Trachinocephalus trachinus, also known as the Indo-Pacific blunt-nose lizardfish, is a species of fish in the family Synodontidae found in Indo-Pacific. Although previously synonymized with T. myops, Polanco et al. (2016) demonstrated that the two are distinct in the number of lateral-line scales and other meristics, and resurrected T. trachinus for the Indo-Pacific population. This species grows to a length of 40 cm TL.

== Description ==
Trachinocephalus trachinus is a slender, bottom-dwelling lizardfish with a pointed head and a mouth lined with sharp, conical teeth. The body is elongated and cylindrical, with small cycloid scales that give it a smooth texture. Its coloration typically includes a light tan or brown body with darker blotches and faint horizontal stripes that help it blend into sandy or rubble-covered habitats. Like other lizardfishes, it has a large mouth and forward-facing eyes that support its ambush-predator lifestyle. The dorsal fin is located near the middle of the body, and the species has a small adipose fin near the tail, which is a characteristic feature of the group.

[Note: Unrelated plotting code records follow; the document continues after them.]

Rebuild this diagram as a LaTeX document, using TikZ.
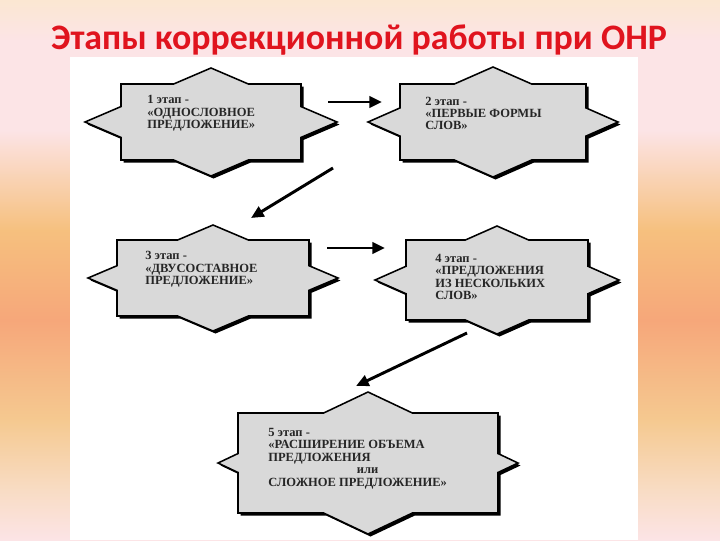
\documentclass[tikz,border=0pt]{standalone}
\usepackage{fontspec}
\setmainfont{Liberation Serif}
\newfontfamily\titlefont{Carlito}
\usetikzlibrary{arrows.meta}
\definecolor{titlered}{HTML}{E0141E}
\definecolor{stargray}{HTML}{D9D9D9}
\definecolor{bgcream}{HTML}{FBE7D2}
\definecolor{bgpink}{HTML}{FCE4E6}
\definecolor{bgpeach}{HTML}{F9D5B4}
\definecolor{bgorange}{HTML}{F6C07E}
\definecolor{bgsalmon}{HTML}{F6A77A}
\definecolor{bglight}{HTML}{F5C990}
\definecolor{bgpale}{HTML}{F8DCC4}

%% #1 name, (#2,#3) centre, #4/#5 half box, #6/#7 tip radii
\newcommand{\stagestar}[7]{%
  \pgfmathsetmacro{\cutx}{#6*(1-#5/#7)}%
  \pgfmathsetmacro{\cuty}{#7*(1-#4/#6)}%
  \coordinate (#1) at (#2,#3);
  \fill[black, shift={(#2+2.5,#3+2.5)}]
    (#6,0) -- (#4,\cuty) -- (#4,#5) -- (\cutx,#5) -- (0,#7) -- (-\cutx,#5)
    -- (-#4,#5) -- (-#4,\cuty) -- (-#6,0) -- (-#4,-\cuty) -- (-#4,-#5)
    -- (-\cutx,-#5) -- (0,-#7) -- (\cutx,-#5) -- (#4,-#5) -- (#4,-\cuty) -- cycle;
  \draw[starbody, shift={(#2,#3)}]
    (#6,0) -- (#4,\cuty) -- (#4,#5) -- (\cutx,#5) -- (0,#7) -- (-\cutx,#5)
    -- (-#4,#5) -- (-#4,\cuty) -- (-#6,0) -- (-#4,-\cuty) -- (-#4,-#5)
    -- (-\cutx,-#5) -- (0,-#7) -- (\cutx,-#5) -- (#4,-#5) -- (#4,-\cuty) -- cycle;
}

\begin{document}
\begin{tikzpicture}[
  x=0.025cm, y=-0.025cm,
  starbody/.style={fill=stargray, draw=black, line width=1.1pt, line join=miter},
  stagetext/.style={font=\bfseries\fontsize{8.9}{8.8}\selectfont, align=left,
                    anchor=west, inner sep=0pt, text=black!85},
  flow/.style={-{Triangle[length=9pt,width=8pt]}, line width=2.1pt}
]
\useasboundingbox (0,0) rectangle (720,540);

%% ---- backdrop --------------------------------------------------------------
\foreach \ya/\yb/\ca/\cb in {0/40/bgcream/bgpink, 40/130/bgpink/bgpink,
    130/230/bgpink/bgorange, 230/320/bgorange/bgsalmon,
    320/420/bgsalmon/bglight, 420/490/bglight/bgpale, 490/540/bgpale/bgpink}
  \shade[top color=\ca, bottom color=\cb, shading angle=0] (0,\ya) rectangle (720,\yb+0.5);
\fill[white] (70,57) rectangle (638,540);

\node[font=\titlefont\bfseries\fontsize{25.5}{28}\selectfont, text=titlered,
      anchor=base] (title) at (359,49) {Этапы коррекционной работы при ОНР};

%% ---- stars -----------------------------------------------------------------
\stagestar{st1}{211}{122}{90}{38}{126}{54}
\stagestar{st2}{493}{122}{93}{38}{125}{55}
\stagestar{st3}{213}{278}{96}{38}{125}{53}
\stagestar{st4}{497}{280}{91}{40}{122}{54}
\stagestar{st5}{368}{463}{130}{50}{150}{71}

\node[stagetext] (t1) at (147,113.5)
  {1 этап -\\«ОДНОСЛОВНОЕ\\ПРЕДЛОЖЕНИЕ»};
\node[stagetext] (t2) at (425,113.5)
  {2 этап -\\«ПЕРВЫЕ ФОРМЫ\\СЛОВ»};
\node[stagetext] (t3) at (145,269.5)
  {3 этап -\\«ДВУСОСТАВНОЕ\\ПРЕДЛОЖЕНИЕ»};
\node[stagetext] (t4) at (435,277)
  {4 этап -\\«ПРЕДЛОЖЕНИЯ\\ИЗ НЕСКОЛЬКИХ\\СЛОВ»};
\node[stagetext] (t5) at (268,458.5)
  {5 этап -\\«РАСШИРЕНИЕ ОБЪЕМА\\ПРЕДЛОЖЕНИЯ\\\hspace*{63pt}или\\СЛОЖНОЕ ПРЕДЛОЖЕНИЕ»};

%% ---- arrows between stages -------------------------------------------------
\draw[flow] ([shift={(117,-20)}]st1) -- ([shift={(-111,-20)}]st2);
\draw[flow] ([shift={(-160,46)}]st2) -- ([shift={(38,-60)}]st3);
\draw[flow] ([shift={(114,-30)}]st3) -- ([shift={(-112,-32)}]st4);
\draw[flow] ([shift={(-30,53)}]st4) -- ([shift={(-12,-77)}]st5);

\end{tikzpicture}
\end{document}
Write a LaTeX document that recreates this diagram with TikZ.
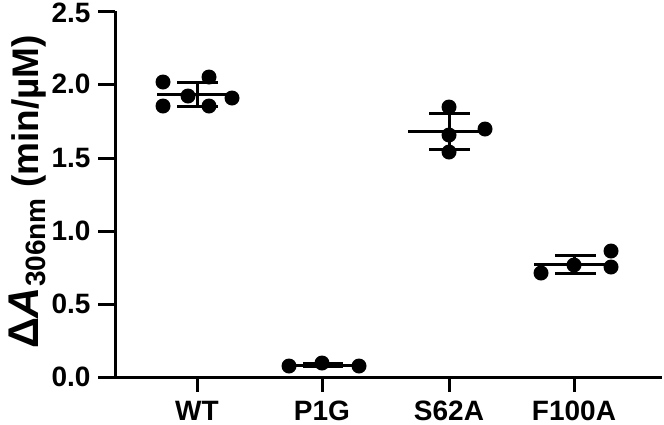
\documentclass[tikz,border=0pt]{standalone}
\usepackage{fontspec}
\setmainfont{Liberation Sans}
\begin{document}
\begin{tikzpicture}[x=1pt,y=-1pt,line width=3pt,
  dot/.style={circle,fill=black,inner sep=0pt,minimum size=15pt},
  tk/.style={font=\fontsize{28}{28}\bfseries\selectfont}]
\useasboundingbox (0,0) rectangle (664,424);
% axes
\coordinate (o) at (115,377);
\coordinate (top) at (115,11);
\coordinate (xe) at (662,377);
\draw (top) -- (o) -- (xe);
\foreach \v/\y/\ly in {0.0/377/377,0.5/304/304,1.0/231/231,1.5/158/158,2.0/84/84,2.5/11/13}{
  \draw (98,\y) -- (115,\y);
  \node[tk,anchor=east,inner sep=0pt] (yl\y) at (92,\ly) {\v};
}
\foreach \n/\x in {WT/197,P1G/322,S62A/449,F100A/574}{
  \draw (\x,377) -- (\x,392);
  \node[tk,inner sep=0pt,anchor=south] (xl\n) at (\x,422) {\n};
}
% y label
\node[rotate=90,inner sep=0pt] (ylab) at (28,192)
 {\fontsize{43}{43}\bfseries\selectfont Δ\textit{A}\raisebox{-0.15em}{\fontsize{28}{28}\selectfont 306nm}\fontsize{37}{37}\selectfont\ (min/µM)};
% WT
\draw (157,94) -- (233,94);
\draw (197,82) -- (197,106); \draw (177,82) -- (218,82); \draw (177,106) -- (218,106);
\foreach \p in {(163,82),(163,106),(188,96),(209,77),(209,106),(232,98)} \node[dot] at \p {};
% P1G
\draw (289,365) -- (359,365);
\draw[line width=6pt] (303,365) -- (343,365);
\foreach \p in {(289,366),(322,363),(359,366)} \node[dot] at \p {};
% S62A
\draw (408,131) -- (490,131);
\draw (449,113) -- (449,149); \draw (429,113) -- (470,113); \draw (429,149) -- (470,149);
\foreach \p in {(449,107),(449,135),(449,152),(485,129)} \node[dot] at \p {};
% F100A
\draw (534,264) -- (612,264);
\draw (574,255) -- (574,273); \draw (555,255) -- (596,255); \draw (555,273) -- (596,273);
\foreach \p in {(541,273),(574,265),(611,251),(611,267)} \node[dot] at \p {};
\end{tikzpicture}
\end{document}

== Distribution and habitat ==
Although originally thought to be widespread, Trachinocephalus trachinus is now recognized as primarily an Indo-Pacific species. The species typically lives on soft substrates where it can bury itself while waiting for prey. Its preferred habitat includes warm to temperate waters where small fishes and invertebrates are abundant.

== Ecology and feeding behavior ==
Trachinocephalus trachinus is an ambush predator, feeding mostly on small fishes and occasionally crustaceans it captures by lunging from the substrate. Its body shape and coloration allow it to remain partially buried in sand, giving it an advantage when hunting unsuspecting prey. The species is known for its rapid striking behavior, which is common among lizardfishes and supported by strong jaw muscles and sharp teeth.